Germany reap benefits of youth plan

Germany reap benefits of youth plan

Champions League winner Lars Ricken looks a
proud man as he walks through Borussia Dortmund’s state-of-the-art youth
training centre.

Pitches, weight rooms and treatment facilities
abound in this complex, nestled in a leafy area of the Ruhr valley city and
dedicated to young players.

“When I was growing up I did not have access to
this,” said Ricken, one of the club greats who scored in the 1997 Champions
League final to help Borussia win the trophy. He is now the club’s youth
coordinator.

“You cannot compare this with 20 years ago,” he
told Reuters during a tour of the centre.

The academy, which includes a boarding house
for the most talented youth players, is one of 36 of its kind in Germany as all
Bundesliga and second Bundesliga clubs must have one.

They are largely responsible for producing
Germany’s dazzling and young World Cup team, who finished third in the
tournament in South Africa in July.

Nineteen of the country’s 23 World Cup players
were a product of the clubs’ youth academies and the squad’s average age was
less than 24 years and nine months.

Players such as Thomas Mueller, Mesut Ozil,
Sami Khedira, Jerome Boateng, Holger Badstuber and keeper Manuel Neuer, who are
now household names worth millions of euros, emerged from this system.

“The need to introduce a uniform obligatory
youth training system emerged after Germany’s disastrous 1998 World Cup and
Euro 2000,” Reinhard Rauball, president of the German soccer league (DFL),
which runs the top two divisions, said over a light lunch.

“We said we have to do something so that we
never have such results again.”

Licence
requirement

From July 2002 the youth academies became a
requirement for clubs wishing to obtain a licence for either of the top two
divisions.

Since then more than half a billion euros have
been poured into the system, 83 million euros last season alone.

The youth academies must follow strict
guidelines including having a specified number of floodlit pitches, teams with
a set number of players, qualified coaches and scouts. They must also have a
clearly defined philosophy.

“We play systems of 4-2-3-1 or 4-3-3,” said
Ricken. “Basic attacking football and always going forward.” It is no
coincidence that this is also Germany’s favoured system.

“It is a system that is very popular and can be
morphed into any other system,” Ricken said.

Since 2002 the academies have fed clubs with
hundreds of players. Three years ago 88 Bundesliga and 56 Bundesliga 2 players
came from the academies.

This season the figures have risen to 110 and
88 respectively, representing 20 percent of all first and second division
players or one in five players.

The programme has also been an overwhelming
success for the national teams.

Every Germany under-21 player last season was a
product of the academies, and 21 players out of the 24 in the U20 team.

Transfer
money

Borussia built their new academy in 2005 with
part of the money from the transfer of David Odonkor to Spain’s Betis.
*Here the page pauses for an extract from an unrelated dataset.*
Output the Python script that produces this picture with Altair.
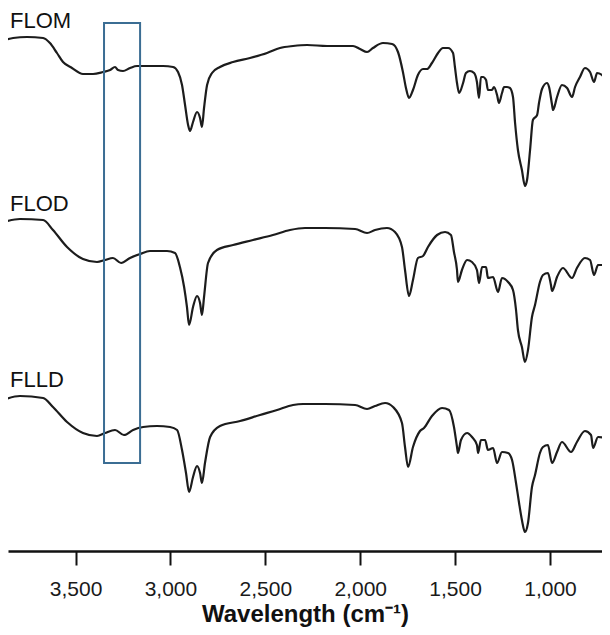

“It may be expensive but it is the right way,”
said Rauball, who as president of Borussia Dortmund is proud of his team’s
current four starting players who have emerged from the academy. Only Bayern
Munich have a higher number with six.

“It is normal that some of them will leave,”
Rauball said in reference to the 2009 U21 European champions Khedira and Ozil
who joined Real Madrid after their World Cup performances.
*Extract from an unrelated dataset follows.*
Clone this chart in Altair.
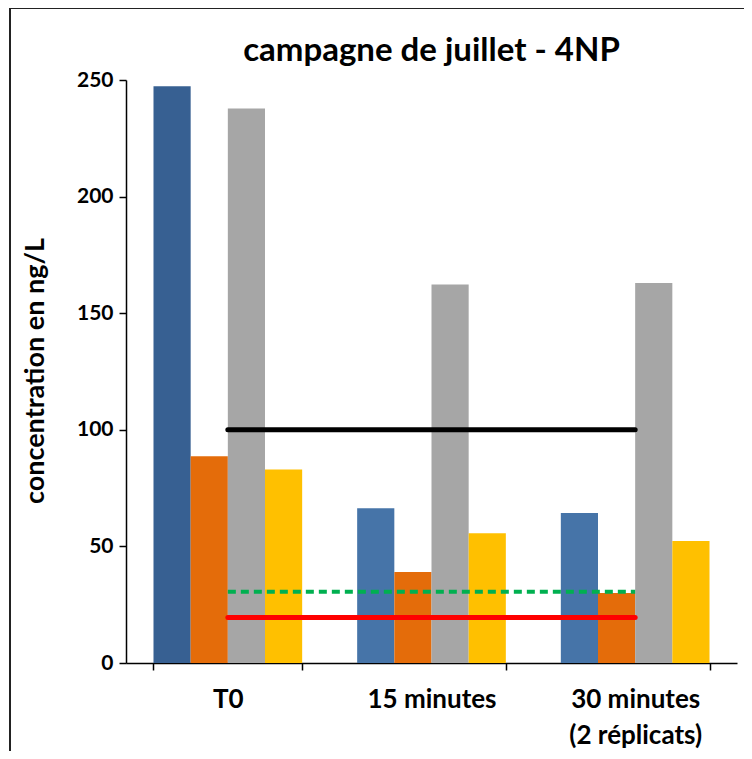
import altair as alt
import pandas as pd

# ---- data ----
categories = ["T0", "15 minutes", "30 minutes\n(2 réplicats)"]
series = ["série 1", "série 2", "série 3", "série 4"]
serie_1 = [247.3, 66.4, 64.3]
serie_2 = [88.7, 39.0, 30.0]
serie_3 = [237.8, 162.3, 163.0]
serie_4 = [83.0, 55.6, 52.3]
y_ticks = [0, 50, 100, 150, 200, 250]

seuil_noir = 100.0
seuil_vert = 30.5
seuil_rouge = 19.5

Y_TITLE = "concentration  en ng/L"

# ---- tables ----
rows = []
for vals, s in zip([serie_1, serie_2, serie_3, serie_4], series):
    for c, v in zip(categories, vals):
        key = s + " (T0)" if (s == "série 1" and c == "T0") else s
        rows.append({"categorie": c, "serie": s, "couleur": key, "valeur": v})
bars_df = pd.DataFrame(rows)

color_domain = ["série 1 (T0)", "série 1", "série 2", "série 3", "série 4"]
color_range = ["#376092", "#4674A8", "#E46C0A", "#A6A6A6", "#FFC000"]

FONT = "Lato"
W, H = 611, 583

xscale = alt.Scale(domain=categories, paddingInner=0.27, paddingOuter=0.135)
yscale = alt.Scale(domain=[0, 250], nice=False)

bars = alt.Chart(bars_df).mark_bar().encode(
    x=alt.X("categorie:N", scale=xscale, sort=categories, title=None,
            axis=alt.Axis(labelAngle=0, tickBand="extent", labelExpr="split(datum.label, '\\n')",
                          labelFont=FONT, labelFontSize=26, labelFontWeight="bold", labelColor="#000",
                          labelPadding=16, labelLineHeight=36, labelBaseline="top",
                          domainColor="#000", domainWidth=1.5, tickColor="#000", tickWidth=1.5,
                          tickSize=7)),
    xOffset=alt.XOffset("serie:N", sort=series, scale=alt.Scale(paddingInner=0, paddingOuter=0)),
    y=alt.Y("valeur:Q", scale=yscale, title=Y_TITLE,
            axis=alt.Axis(values=y_ticks, grid=False, labelFont=FONT, labelFontSize=21,
                          labelFontWeight="bold", labelColor="#000", labelPadding=6,
                          domainColor="#000", domainWidth=1.5, tickColor="#000", tickWidth=1.5,
                          tickSize=7, titleFont=FONT, titleFontSize=27, titleFontWeight="bold",
                          titleColor="#000", titleX=-91, titleY=H / 2 - 1, titleBaseline="middle",
                          titleAngle=270, titleAlign="center")),
    color=alt.Color("couleur:N", scale=alt.Scale(domain=color_domain, range=color_range), legend=None),
)

rules_df = pd.DataFrame({
    "debut": [categories[0]] * 3,
    "fin": [categories[-1]] * 3,
    "valeur": [seuil_noir, seuil_vert, seuil_rouge],
    "nom": ["noir", "vert", "rouge"],
})


def rule(name, color, width, dash=None, cap="round"):
    kw = dict(color=color, strokeWidth=width, strokeCap=cap)
    if dash:
        kw["strokeDash"] = dash
    return alt.Chart(rules_df).transform_filter(alt.datum.nom == name).mark_rule(**kw).encode(
        x=alt.X("debut:N", scale=xscale, sort=categories, bandPosition=0.5, title=None),
        x2=alt.X2("fin", bandPosition=0.5),
        y=alt.Y("valeur:Q", scale=yscale, title=Y_TITLE),
    )


frame_df = pd.DataFrame({"a": [0]})
frame = alt.Chart(frame_df).mark_rect(fill=None, stroke="#222", strokeWidth=2).encode(
    x=alt.value(-116), x2=alt.value(700), y=alt.value(-72), y2=alt.value(900)
)

chart = alt.layer(
    bars,
    rule("noir", "#000000", 5),
    rule("vert", "#00B050", 4, dash=[8, 5], cap="butt"),
    rule("rouge", "#FF0000", 5),
    frame,
).properties(
    width=W, height=H,
    title=alt.TitleParams("campagne de juillet - 4NP", font=FONT, fontSize=33, fontWeight="bold",
                          color="#000", anchor="middle", offset=14, dy=75),
    autosize=alt.AutoSizeParams(type="none"),
    padding={"left": 118, "top": 72, "right": 7, "bottom": 88},
).configure_view(stroke=None)

chart.save("out.html", embed_options={"renderer": "svg", "actions": False})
“German clubs may lose some of their young
players to other leagues but it is the right way to go forward in the future,”
he added, quick to point out that Borussia’s 16-year-old striker Marvin Duksch,
already a Germany international with the U15, U16 and U17 teams, could be the
next big thing.

“The sport is at the heart of things for us and
nothing else,” said DFL CEO Christian Seifert.

“This licence system is one of the biggest
inventions that German soccer has made.

“We are not focusing on what other leagues are
doing. We define our own way.”

A number of foreign leagues including Major
League Soccer (MLS) in the United States, the South African league and several
from Eastern Europe had come to Germany to learn from the system, he said.

“We are working in an industry where the end of
the road is merely that the next season is coming. We have to have in mind the
long-term effects of the decisions we take today.

“We cannot think about just the next big deal.
We have to do everything we can to keep the wheel turning for next year and the
year after and so on.” This down-to-earth approach has paid off handsomely for
Germany, which boasts the biggest average attendance in Europe, with 42,000
fans per match.

It also has the cheapest average ticket price among the top
leagues, 20 euros, and not a single club near bankruptcy despite the biggest
economic downturn in decades which has hit other major leagues much harder.